Treasury, APRA warn banks over low rates

by Julia Corderoy28 Jul 2014
Treasury is concerned interest rates remaining at record lows could have major ramifications on the $1.4 trillion mortgage market.

With banks making moves last week to aggressively slashinterest rates, Treasury has raised concerns the moves are allowing for more and more Aussies to apply for home loans, and to apply for much larger home loans, The Australian Financial Review has reported. Treasury secretary Martin Parkinson has issued a warning that Australia's sustained period of low interest rates could see homeowners struggle to service their mortgages when rates begin to rise,

According to the AFR, Treasury has warned of the need to take the pressure of monetary policy so Australia doesn't repeat the effects of the 2008 crisis, when the official cash rate reached 7.25% causing large amounts of financial stress for many households.

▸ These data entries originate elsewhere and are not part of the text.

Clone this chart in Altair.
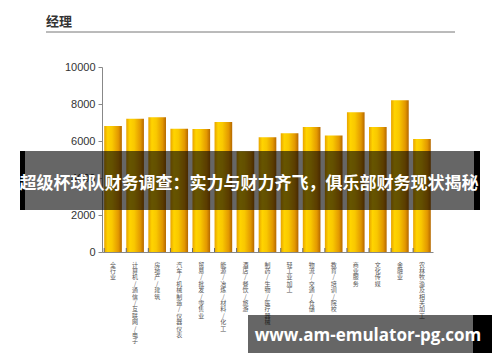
import altair as alt
import pandas as pd

categories = ["全行业", "计算机/通信/互联网/电子", "房地产/建筑", "汽车/机械制造/仪器仪表",
              "贸易/批发/零售业", "能源/冶炼/材料/化工", "酒店/餐饮/旅游", "制药/生物/医疗器械",
              "轻工业加工", "物流/交通/仓储", "教育/培训/院校", "商业服务", "文化传媒",
              "金融业", "农林牧渔及相关加工"]
values = [6810, 7200, 7290, 6660, 6650, 7030, 5450, 6200, 6420, 6760, 6300, 7550, 6760, 8200, 6110]
y_ticks = [0, 2000, 4000, 6000, 8000, 10000]

title_text = "经理"
banner_text = "超级杯球队财务调查：实力与财力齐飞，俱乐部财务现状揭秘"
watermark_text = "www.am-emulator-pg.com"

df = pd.DataFrame({"cat": categories, "val": values})

W, H = 331, 185
x_axis = alt.Axis(title=None, labelAngle=0, labelExpr="split(datum.label, '')",
                  labelFontSize=6, labelLineHeight=6.4, labelColor="#555",
                  labelFont="Noto Sans CJK SC", labelBaseline="top", labelPadding=9,
                  ticks=False, domainColor="#888", labelLimit=0)
x_scale = alt.Scale(paddingInner=0.2, paddingOuter=0.1)
xs = alt.X("cat:N", sort=categories, scale=x_scale, axis=x_axis)
ys = alt.Y("val:Q", scale=alt.Scale(domain=[0, 10000]),
           axis=alt.Axis(title=None, values=y_ticks, format="d", labelOverlap=False,
                         grid=False, tickSize=4, tickColor="#888",
                         domainColor="#888", labelFontSize=11, labelColor="#333",
                         labelFont="Liberation Sans", labelPadding=3))

grad = alt.Gradient(gradient="linear",
                    stops=[alt.GradientStop(color="#E8A400", offset=0),
                           alt.GradientStop(color="#FFD400", offset=0.2),
                           alt.GradientStop(color="#F9C800", offset=0.45),
                           alt.GradientStop(color="#E39800", offset=0.8),
                           alt.GradientStop(color="#B56800", offset=1)],
                    x1=0, x2=1, y1=0, y2=0)

bars = alt.Chart(df).mark_bar(color=grad).encode(x=xs, y=ys)

ticks = alt.Chart(df).mark_rule(color="#666", strokeWidth=1).encode(
    x=alt.X("cat:N", sort=categories, scale=x_scale, axis=x_axis, bandPosition=0),
    y=alt.value(H), y2=alt.value(H - 4))

one = pd.DataFrame({"t": [title_text]})
title = alt.Chart(one).mark_text(align="left", baseline="middle", fontSize=13, fontWeight="bold",
                                 color="#333", font="Noto Sans CJK SC").encode(
    x=alt.value(-56), y=alt.value(-45), text="t:N")
title_line = alt.Chart(one).mark_rule(color="#777", strokeWidth=1).encode(
    x=alt.value(-56), x2=alt.value(353), y=alt.value(-35))

banner_bg = alt.Chart(one).mark_rect(color="black", opacity=0.6).encode(
    x=alt.value(-77), x2=alt.value(372), y=alt.value(84), y2=alt.value(143))
banner_l = alt.Chart(one).mark_rect(color="black").encode(
    x=alt.value(-82), x2=alt.value(-77), y=alt.value(84), y2=alt.value(143))
banner_r = alt.Chart(one).mark_rect(color="black").encode(
    x=alt.value(372), x2=alt.value(378), y=alt.value(84), y2=alt.value(143))
banner = alt.Chart(pd.DataFrame({"t": [banner_text]})).mark_text(
    align="center", baseline="middle", fontSize=17, fontWeight="bold", color="white",
    font="Noto Sans CJK SC").encode(x=alt.value(147), y=alt.value(117), text="t:N")

wm_bg = alt.Chart(one).mark_rect(color="black", opacity=0.6).encode(
    x=alt.value(146), x2=alt.value(371), y=alt.value(248), y2=alt.value(286))
wm_r = alt.Chart(one).mark_rect(color="black").encode(
    x=alt.value(371), x2=alt.value(390), y=alt.value(248), y2=alt.value(286))
wm = alt.Chart(pd.DataFrame({"t": [watermark_text]})).mark_text(
    align="center", baseline="middle", fontSize=17, fontWeight="bold", color="white",
    font="Open Sans").encode(x=alt.value(266), y=alt.value(269), text="t:N")

chart = alt.layer(bars, ticks, title, title_line, banner_bg, banner_l, banner_r, banner,
                  wm_bg, wm_r, wm).properties(
    width=W, height=H,
    padding={"left": 102, "top": 67, "right": 67, "bottom": 110},
    autosize=alt.AutoSizeParams(type="none"),
    background="white",
).configure_view(stroke=None)

chart.save("out.html", embed_options={"renderer": "svg", "actions": False})
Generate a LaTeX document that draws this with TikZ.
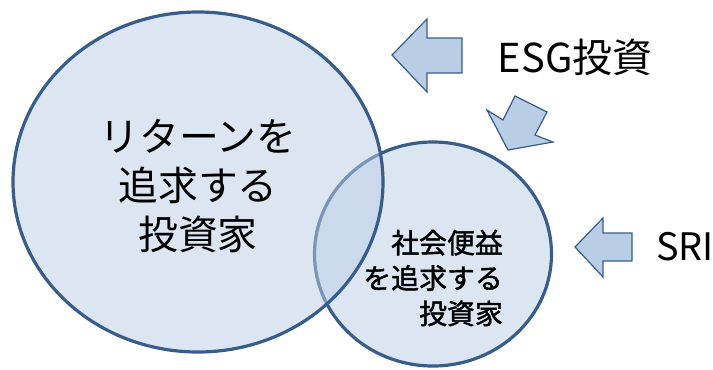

This is also a concern for Australian Prudential Regulation Authority (APRA) chairman Wayne Byres. Speaking to the House of Representatives Standing Committee on Economics, Byres said APRA is keeping close watch on the big four banks after three of the four cut their fixed mortgage rates last week to under 5%.

Byres expressed concern that the competition fuelled by low rates is leading to banks engaging in very risky lending behaviour. APRA released its draft Prudential Practice Guide for Mortgage Lending in May, which addresses these concerns over aggressive lending activities. APRA is now currently taking submissions in response to the guide, and is in talks with the banks about mortgage-related risk.


  • by Patrick Marion 28/07/2014 10:34:50 AM

    Doesn't APRA know that the banks' qualifying rate to test eligibility is nothing like the rates being offered at present?

    Maybe we should get them to do a Certificate IV in Financial Services!

  • by MCC 28/07/2014 10:37:42 AM

    Couldn't agree more - It is now even more imperative that good credit risk policy is maintained & that we ''credit Advisers'' are doing our jobs to the best of our abilities! Remember WE don't have to chase 'sales targets'!

  • by Allan Faint 28/07/2014 10:48:23 AM

    While rates were droping after the GFC, the bank kept about 2% of the RBA variable rate reduction to boost their profits. Why was treasury not worried about the poor home buyer then? The RBA does not appear to be too concerned, so appears to me as if treasury is trying to put pressure on the RBA. Why? The banks are finaly giving a little back, though I bet they will make another record profit this year. Most other business are just happy to make a profit each year.